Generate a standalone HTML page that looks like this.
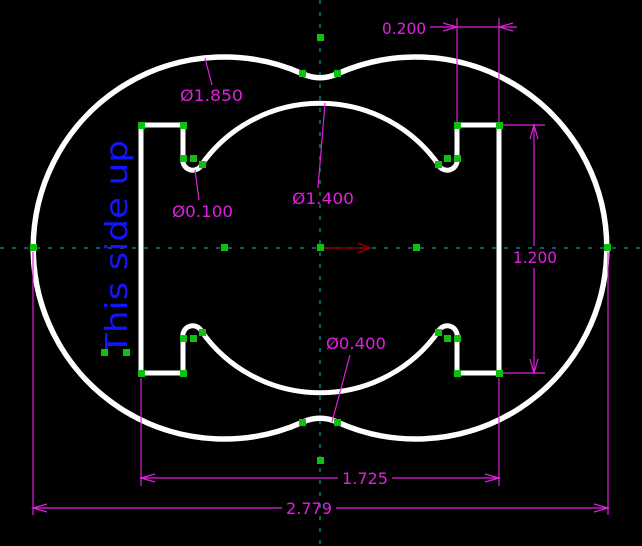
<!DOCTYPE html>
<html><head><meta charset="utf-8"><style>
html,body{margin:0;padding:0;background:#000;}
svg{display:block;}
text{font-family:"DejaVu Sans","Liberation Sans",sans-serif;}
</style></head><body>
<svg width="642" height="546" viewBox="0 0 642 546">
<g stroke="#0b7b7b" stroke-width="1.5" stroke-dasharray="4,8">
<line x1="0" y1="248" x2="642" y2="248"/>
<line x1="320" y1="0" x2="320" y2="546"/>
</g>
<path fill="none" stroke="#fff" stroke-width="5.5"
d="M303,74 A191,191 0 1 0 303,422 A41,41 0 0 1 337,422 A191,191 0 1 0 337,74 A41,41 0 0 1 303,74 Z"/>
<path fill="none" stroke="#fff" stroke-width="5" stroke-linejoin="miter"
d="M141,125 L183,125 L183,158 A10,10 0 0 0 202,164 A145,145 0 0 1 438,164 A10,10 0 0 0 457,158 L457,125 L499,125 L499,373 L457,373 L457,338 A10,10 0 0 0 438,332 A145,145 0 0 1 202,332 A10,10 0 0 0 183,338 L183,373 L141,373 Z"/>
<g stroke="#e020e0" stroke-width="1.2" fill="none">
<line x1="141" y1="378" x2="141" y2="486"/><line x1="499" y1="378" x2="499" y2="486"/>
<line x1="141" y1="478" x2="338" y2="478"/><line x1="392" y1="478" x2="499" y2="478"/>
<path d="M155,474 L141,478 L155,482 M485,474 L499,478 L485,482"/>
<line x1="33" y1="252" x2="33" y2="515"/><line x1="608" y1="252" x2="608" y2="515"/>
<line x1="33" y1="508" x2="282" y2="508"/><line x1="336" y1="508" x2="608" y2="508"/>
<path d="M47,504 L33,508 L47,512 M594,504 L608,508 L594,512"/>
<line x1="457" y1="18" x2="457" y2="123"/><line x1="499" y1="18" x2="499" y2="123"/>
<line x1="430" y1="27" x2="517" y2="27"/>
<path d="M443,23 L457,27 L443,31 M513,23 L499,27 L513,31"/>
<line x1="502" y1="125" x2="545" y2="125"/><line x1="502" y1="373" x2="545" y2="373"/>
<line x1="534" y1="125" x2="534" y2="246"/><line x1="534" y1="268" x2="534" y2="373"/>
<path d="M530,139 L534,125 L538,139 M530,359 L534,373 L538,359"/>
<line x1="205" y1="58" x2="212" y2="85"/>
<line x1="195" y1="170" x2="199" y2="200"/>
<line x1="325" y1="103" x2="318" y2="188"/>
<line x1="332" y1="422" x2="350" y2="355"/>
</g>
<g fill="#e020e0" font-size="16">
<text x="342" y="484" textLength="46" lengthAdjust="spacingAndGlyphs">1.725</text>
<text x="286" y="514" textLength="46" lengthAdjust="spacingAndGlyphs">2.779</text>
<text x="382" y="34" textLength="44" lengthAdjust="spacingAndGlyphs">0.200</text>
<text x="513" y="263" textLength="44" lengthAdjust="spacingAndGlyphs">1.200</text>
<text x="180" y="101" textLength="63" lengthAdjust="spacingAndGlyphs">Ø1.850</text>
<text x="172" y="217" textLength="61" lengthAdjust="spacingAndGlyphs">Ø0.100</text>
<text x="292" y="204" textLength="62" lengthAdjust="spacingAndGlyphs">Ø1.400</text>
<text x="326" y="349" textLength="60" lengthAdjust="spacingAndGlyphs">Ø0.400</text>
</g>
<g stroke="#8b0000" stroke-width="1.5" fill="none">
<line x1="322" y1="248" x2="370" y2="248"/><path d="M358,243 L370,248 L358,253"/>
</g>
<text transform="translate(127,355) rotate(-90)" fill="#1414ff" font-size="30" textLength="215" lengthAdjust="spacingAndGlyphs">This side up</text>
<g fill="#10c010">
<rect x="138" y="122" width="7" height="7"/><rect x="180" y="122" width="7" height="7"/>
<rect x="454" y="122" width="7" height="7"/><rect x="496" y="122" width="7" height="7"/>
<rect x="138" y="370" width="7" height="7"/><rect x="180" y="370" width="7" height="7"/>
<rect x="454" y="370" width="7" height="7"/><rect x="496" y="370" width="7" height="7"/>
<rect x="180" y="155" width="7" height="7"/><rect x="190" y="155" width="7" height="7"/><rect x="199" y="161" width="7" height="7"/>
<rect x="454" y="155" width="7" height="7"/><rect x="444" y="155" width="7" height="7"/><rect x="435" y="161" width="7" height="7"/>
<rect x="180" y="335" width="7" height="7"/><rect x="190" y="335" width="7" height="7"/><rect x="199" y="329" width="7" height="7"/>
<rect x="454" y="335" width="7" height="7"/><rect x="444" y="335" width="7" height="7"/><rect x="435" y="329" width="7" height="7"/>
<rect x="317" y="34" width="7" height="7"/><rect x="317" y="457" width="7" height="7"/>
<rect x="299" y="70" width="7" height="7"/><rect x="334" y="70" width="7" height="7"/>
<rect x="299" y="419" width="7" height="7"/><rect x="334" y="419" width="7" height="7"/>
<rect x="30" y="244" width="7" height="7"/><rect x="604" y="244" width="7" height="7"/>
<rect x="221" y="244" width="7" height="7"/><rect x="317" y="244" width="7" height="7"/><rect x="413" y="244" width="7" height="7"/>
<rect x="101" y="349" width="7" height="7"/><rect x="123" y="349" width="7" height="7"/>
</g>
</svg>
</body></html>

Task: Skip the images and write out the rest of the listing exactly.

Exercise result:
Generate a standalone HTML page that looks like this.
<!DOCTYPE html>
<html><head><meta charset="utf-8"><style>
html,body{margin:0;padding:0;background:#000;}
svg{display:block;}
text{font-family:"DejaVu Sans","Liberation Sans",sans-serif;}
</style></head><body>
<svg width="642" height="546" viewBox="0 0 642 546">
<g stroke="#0b7b7b" stroke-width="1.5" stroke-dasharray="4,8">
<line x1="0" y1="248" x2="642" y2="248"/>
<line x1="320" y1="0" x2="320" y2="546"/>
</g>
<path fill="none" stroke="#fff" stroke-width="5.5"
d="M303,74 A191,191 0 1 0 303,422 A41,41 0 0 1 337,422 A191,191 0 1 0 337,74 A41,41 0 0 1 303,74 Z"/>
<path fill="none" stroke="#fff" stroke-width="5" stroke-linejoin="miter"
d="M141,125 L183,125 L183,158 A10,10 0 0 0 202,164 A145,145 0 0 1 438,164 A10,10 0 0 0 457,158 L457,125 L499,125 L499,373 L457,373 L457,338 A10,10 0 0 0 438,332 A145,145 0 0 1 202,332 A10,10 0 0 0 183,338 L183,373 L141,373 Z"/>
<g stroke="#e020e0" stroke-width="1.2" fill="none">
<line x1="141" y1="378" x2="141" y2="486"/><line x1="499" y1="378" x2="499" y2="486"/>
<line x1="141" y1="478" x2="338" y2="478"/><line x1="392" y1="478" x2="499" y2="478"/>
<path d="M155,474 L141,478 L155,482 M485,474 L499,478 L485,482"/>
<line x1="33" y1="252" x2="33" y2="515"/><line x1="608" y1="252" x2="608" y2="515"/>
<line x1="33" y1="508" x2="282" y2="508"/><line x1="336" y1="508" x2="608" y2="508"/>
<path d="M47,504 L33,508 L47,512 M594,504 L608,508 L594,512"/>
<line x1="457" y1="18" x2="457" y2="123"/><line x1="499" y1="18" x2="499" y2="123"/>
<line x1="430" y1="27" x2="517" y2="27"/>
<path d="M443,23 L457,27 L443,31 M513,23 L499,27 L513,31"/>
<line x1="502" y1="125" x2="545" y2="125"/><line x1="502" y1="373" x2="545" y2="373"/>
<line x1="534" y1="125" x2="534" y2="246"/><line x1="534" y1="268" x2="534" y2="373"/>
<path d="M530,139 L534,125 L538,139 M530,359 L534,373 L538,359"/>
<line x1="205" y1="58" x2="212" y2="85"/>
<line x1="195" y1="170" x2="199" y2="200"/>
<line x1="325" y1="103" x2="318" y2="188"/>
<line x1="332" y1="422" x2="350" y2="355"/>
</g>
<g fill="#e020e0" font-size="16">
<text x="342" y="484" textLength="46" lengthAdjust="spacingAndGlyphs">1.725</text>
<text x="286" y="514" textLength="46" lengthAdjust="spacingAndGlyphs">2.779</text>
<text x="382" y="34" textLength="44" lengthAdjust="spacingAndGlyphs">0.200</text>
<text x="513" y="263" textLength="44" lengthAdjust="spacingAndGlyphs">1.200</text>
<text x="180" y="101" textLength="63" lengthAdjust="spacingAndGlyphs">Ø1.850</text>
<text x="172" y="217" textLength="61" lengthAdjust="spacingAndGlyphs">Ø0.100</text>
<text x="292" y="204" textLength="62" lengthAdjust="spacingAndGlyphs">Ø1.400</text>
<text x="326" y="349" textLength="60" lengthAdjust="spacingAndGlyphs">Ø0.400</text>
</g>
<g stroke="#8b0000" stroke-width="1.5" fill="none">
<line x1="322" y1="248" x2="370" y2="248"/><path d="M358,243 L370,248 L358,253"/>
</g>
<text transform="translate(127,355) rotate(-90)" fill="#1414ff" font-size="30" textLength="215" lengthAdjust="spacingAndGlyphs">This side up</text>
<g fill="#10c010">
<rect x="138" y="122" width="7" height="7"/><rect x="180" y="122" width="7" height="7"/>
<rect x="454" y="122" width="7" height="7"/><rect x="496" y="122" width="7" height="7"/>
<rect x="138" y="370" width="7" height="7"/><rect x="180" y="370" width="7" height="7"/>
<rect x="454" y="370" width="7" height="7"/><rect x="496" y="370" width="7" height="7"/>
<rect x="180" y="155" width="7" height="7"/><rect x="190" y="155" width="7" height="7"/><rect x="199" y="161" width="7" height="7"/>
<rect x="454" y="155" width="7" height="7"/><rect x="444" y="155" width="7" height="7"/><rect x="435" y="161" width="7" height="7"/>
<rect x="180" y="335" width="7" height="7"/><rect x="190" y="335" width="7" height="7"/><rect x="199" y="329" width="7" height="7"/>
<rect x="454" y="335" width="7" height="7"/><rect x="444" y="335" width="7" height="7"/><rect x="435" y="329" width="7" height="7"/>
<rect x="317" y="34" width="7" height="7"/><rect x="317" y="457" width="7" height="7"/>
<rect x="299" y="70" width="7" height="7"/><rect x="334" y="70" width="7" height="7"/>
<rect x="299" y="419" width="7" height="7"/><rect x="334" y="419" width="7" height="7"/>
<rect x="30" y="244" width="7" height="7"/><rect x="604" y="244" width="7" height="7"/>
<rect x="221" y="244" width="7" height="7"/><rect x="317" y="244" width="7" height="7"/><rect x="413" y="244" width="7" height="7"/>
<rect x="101" y="349" width="7" height="7"/><rect x="123" y="349" width="7" height="7"/>
</g>
</svg>
</body></html>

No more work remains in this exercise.